In the material below, find all lines with the string "that" and copy them.

─── Data provided ───

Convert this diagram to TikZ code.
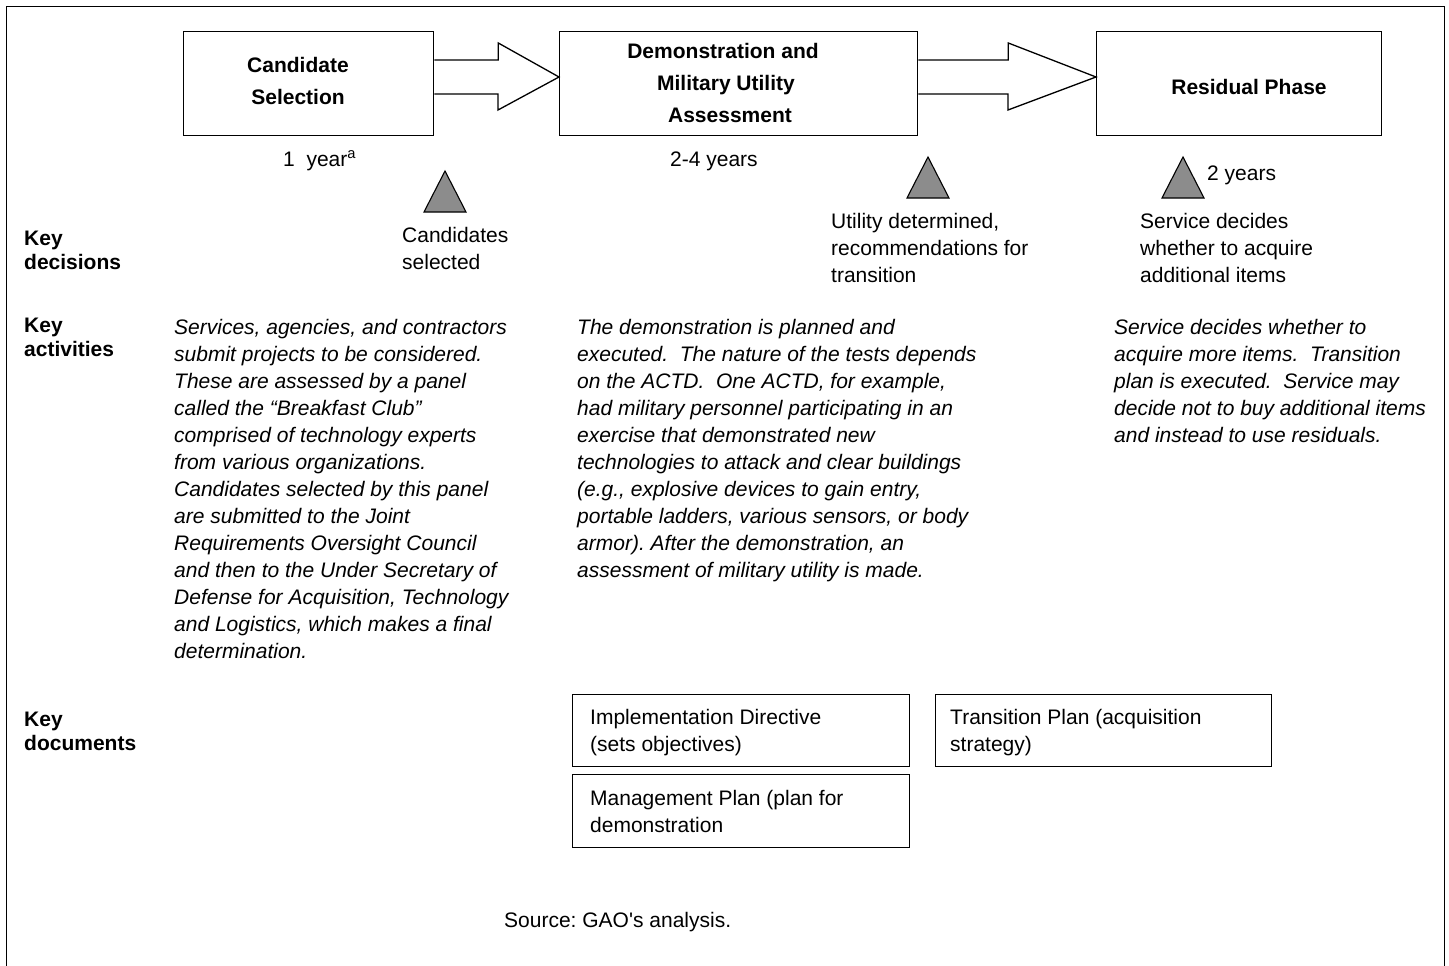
\documentclass[tikz,border=0pt]{standalone}
\usepackage{fontspec}
\setmainfont{Liberation Sans}[Ligatures=TeXOff]
\usetikzlibrary{calc}
\newcommand\mystrut{\rule{0pt}{16pt}}
\frenchspacing
\begin{document}
\frenchspacing
\begin{tikzpicture}[x=1pt,y=-1pt,
  phasebox/.style={draw, line width=1.3pt, anchor=north west, inner sep=0pt, minimum width=#1},
  docbox/.style={draw, line width=1.3pt, anchor=north west, inner sep=0pt, minimum width=337pt, minimum height=72pt},
  blockarr/.style={draw, line width=1.3pt, fill=white, line join=miter},
  tri/.style={draw, line width=1.1pt, fill=black!45, line join=miter},
  txt/.style={anchor=north west, inner sep=0pt, align=left, font=\fontsize{21}{27}\selectfont},
  itxt/.style={txt, font=\itshape\fontsize{21}{27}\selectfont},
  ktxt/.style={anchor=north west, inner sep=0pt, align=left, font=\bfseries\fontsize{21}{24}\selectfont},
  btxt/.style={anchor=north, inner sep=0pt, align=center, font=\bfseries\fontsize{21}{32}\selectfont}
]
\useasboundingbox (0,0) rectangle (1449,966);
\clip (0,0) rectangle (1449,966);
\fill[white] (0,0) rectangle (1449,966);
% outer frame
\draw[line width=1.2pt] (6.5,990) -- (6.5,6.5) -- (1444.5,6.5) -- (1444.5,990);

% phase boxes
\node[phasebox=250pt, minimum height=104pt] (cs) at (183,31) {};
\node[phasebox=358pt, minimum height=104pt] (dm) at (559,31) {};
\node[phasebox=285pt, minimum height=104pt] (rp) at (1096,31) {};

% block arrows
\draw[blockarr] ($(cs.north east)+(0,29)$) -- ++(64,0) -- ++(0,-17)
  -- ($(dm.north west)+(0,46)$) -- ++(-61,33) -- ++(0,-16)
  -- ($(cs.north east)+(0,63)$);
\draw[blockarr] ($(dm.north east)+(0,29)$) -- ++(90,0) -- ++(0,-17)
  -- ($(rp.north west)+(0,46)$) -- ++(-88,33) -- ++(0,-16)
  -- ($(dm.north east)+(0,63)$);

% titles
\node[btxt] (t1) at (298,56) {\mystrut Candidate\\Selection};
\node[btxt] (t2) at (723,42) {\mystrut Demonstration and\\\hspace*{6pt}Military Utility\\\hspace*{14pt}Assessment};
\node[btxt] (t3) at (1249,78) {\mystrut Residual Phase};

% durations
\node[txt] (d1) at (283,150) {\mystrut 1\ \ year\textsuperscript{a}};
\node[txt] (d2) at (670,150) {\mystrut 2-4 years};

% triangles
\draw[tri] (445,171) -- (466,212) -- (424,212) -- cycle;
\draw[tri] (928,157) -- (949,198) -- (907,198) -- cycle;
\draw[tri] (1183,157) -- (1204,198) -- (1162,198) -- cycle;
\node[txt] (d3) at (1207,164) {\mystrut 2 years};

% row labels
\node[ktxt] (kd) at (24,229) {\mystrut Key\\decisions};
\node[ktxt] (ka) at (24,316) {\mystrut Key\\activities};
\node[ktxt] (kdoc) at (24,710) {\mystrut Key\\documents};

% decisions
\node[txt] (dec1) at (402,226) {\mystrut Candidates\\selected};
\node[txt] (dec2) at (831,212) {\mystrut Utility determined,\\recommendations for\\transition};
\node[txt] (dec3) at (1140,212) {\mystrut Service decides\\whether to acquire\\additional items};

% activities
\node[itxt] (act1) at (174,318) {\mystrut Services, agencies, and contractors\\
submit projects to be considered.\\
These are assessed by a panel\\
called the “Breakfast Club”\\
comprised of technology experts\\
from various organizations.\\
Candidates selected by this panel\\
are submitted to the Joint\\
Requirements Oversight Council\\
and then to the Under Secretary of\\
Defense for Acquisition, Technology\\
and Logistics, which makes a final\\
determination.};
\node[itxt] (act2) at (577,318) {\mystrut The demonstration is planned and\\
executed.\ \ The nature of the tests depends\\
on the ACTD.\ \ One ACTD, for example,\\
had military personnel participating in an\\
exercise that demonstrated new\\
technologies to attack and clear buildings\\
(e.g., explosive devices to gain entry,\\
portable ladders, various sensors, or body\\
armor). After the demonstration, an\\
assessment of military utility is made.};
\node[itxt] (act3) at (1114,318) {\mystrut Service decides whether to\\
acquire more items.\ \ Transition\\
plan is executed.\ \ Service may\\
decide not to buy additional items\\
and instead to use residuals.};

% documents
\node[docbox] (doc1) at (572,694) {};
\node[docbox, minimum height=73pt] (doc2) at (572,774) {};
\node[docbox, minimum width=336pt] (doc3) at (935,694) {};
\node[txt] (doc1t) at (590,708) {\mystrut Implementation Directive\\(sets objectives)};
\node[txt] (doc2t) at (590,789) {\mystrut Management Plan (plan for\\demonstration};
\node[txt] (doc3t) at (950,708) {\mystrut Transition Plan (acquisition\\strategy)};

% source
\node[txt] (src) at (504,911) {\mystrut Source: GAO's analysis.};
\end{tikzpicture}
\end{document}
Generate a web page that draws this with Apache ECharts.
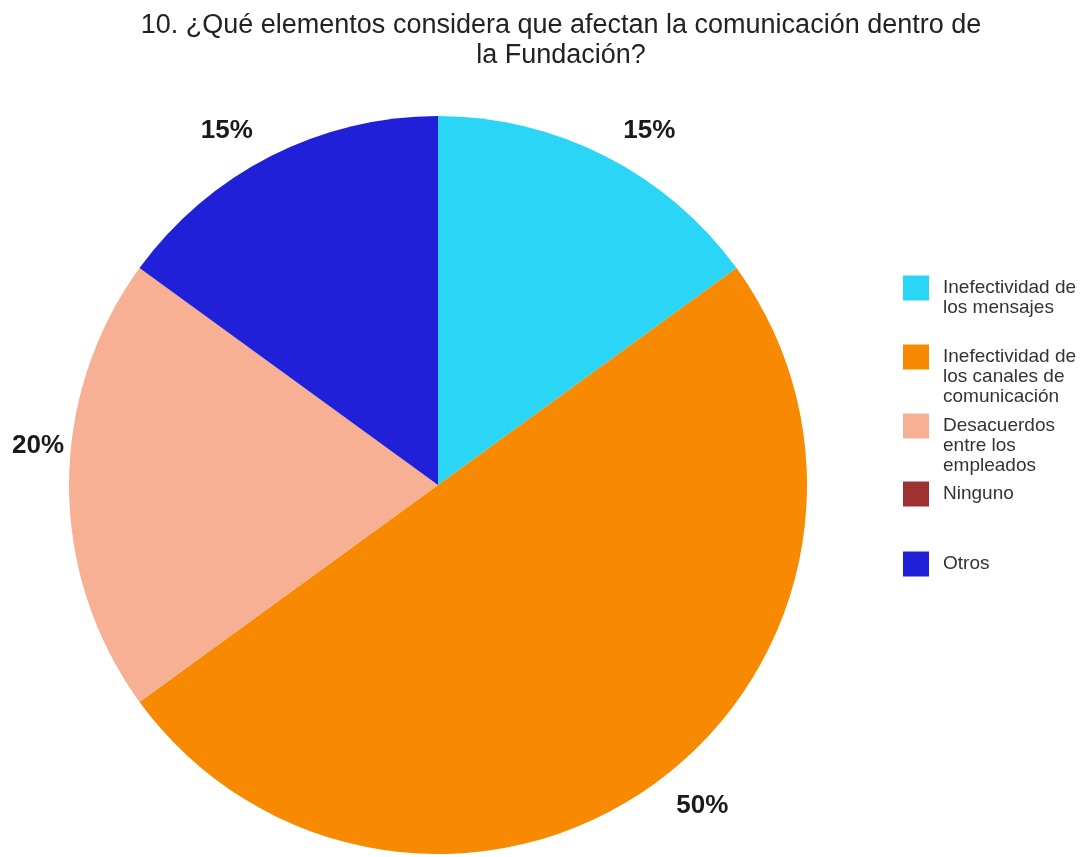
<!DOCTYPE html>
<html>
<head>
<meta charset="utf-8">
<title>Elementos que afectan la comunicación</title>
<script src="https://cdn.jsdelivr.net/npm/echarts@6/dist/echarts.min.js"></script>
<style>
  html, body { margin: 0; padding: 0; background: #ffffff; }
  #chart { width: 1083px; height: 857px; }
</style>
</head>
<body>
<div id="chart"></div>
<script>
// Survey question 10: categories and their share of answers (%)
const categories = [
  'Inefectividad de\nlos mensajes',
  'Inefectividad de\nlos canales de\ncomunicación',
  'Desacuerdos\nentre los\nempleados',
  'Ninguno',
  'Otros'
];
const values = [15, 50, 20, 0, 15];
const colors = ['#2bd5f6', '#f78a00', '#f8b094', '#9e3131', '#2020d9'];

const titleText = '10. ¿Qué elementos considera que afectan la comunicación dentro de\nla Fundación?';

const FONT = 'Liberation Sans, Arial, sans-serif';

// Legend: one block per category; blank lines above the name keep the
// icon level with the first line of a wrapped name
const LINE_H = 20;
const legendIconCenters = [288, 357, 426, 494, 564];

const legends = categories.map(function (name, i) {
  const n = name.split('\n').length;
  const boxH = Math.max(25, (2 * n - 1) * LINE_H);
  const lead = new Array(n).join('\n');
  return {
    orient: 'vertical',
    left: 903,
    top: legendIconCenters[i] - boxH / 2,
    padding: 0,
    itemWidth: 26,
    itemHeight: 25,
    itemGap: 0,
    icon: 'rect',
    selectedMode: false,
    data: [name],
    formatter: function (nm) { return lead + nm; },
    textStyle: {
      fontFamily: FONT,
      fontSize: 19,
      lineHeight: LINE_H,
      color: '#333333',
      padding: [0, 0, 0, 9]
    }
  };
});

const seriesData = categories.map(function (name, i) {
  const item = { name: name, value: values[i], itemStyle: { color: colors[i] } };
  if (values[i] === 0) {
    item.label = { show: false };
  }
  return item;
});
// the left-hand label sits close to the rim and a little above its slice's middle
seriesData[2].labelLine = { length: 0, length2: 0 };
seriesData[2].label = { formatter: '{c}%\n\n', lineHeight: 39 };

const chart = echarts.init(document.getElementById('chart'), null, { renderer: 'canvas' });
chart.setOption({
  backgroundColor: '#ffffff',
  animation: false,
  title: {
    text: titleText,
    left: 561,
    top: 11,
    padding: 0,
    textAlign: 'center',
    textStyle: {
      fontFamily: FONT,
      fontSize: 27,
      fontWeight: 'normal',
      lineHeight: 30,
      color: '#222222'
    }
  },
  legend: legends,
  series: [{
    type: 'pie',
    center: [438, 485],
    radius: [0, 369],
    startAngle: 90,
    clockwise: true,
    avoidLabelOverlap: false,
    label: {
      show: true,
      position: 'outside',
      formatter: '{c}%',
      fontFamily: FONT,
      fontSize: 26,
      fontWeight: 'bold',
      color: '#1a1a1a'
    },
    labelLine: { show: false, length: 28, length2: 0 },
    itemStyle: { borderWidth: 0 },
    emphasis: { disabled: true },
    data: seriesData
  }]
});
</script>
</body>
</html>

───

> _Right answer_:
exercise that demonstrated new\\
Generate a web page that draws this with Apache ECharts.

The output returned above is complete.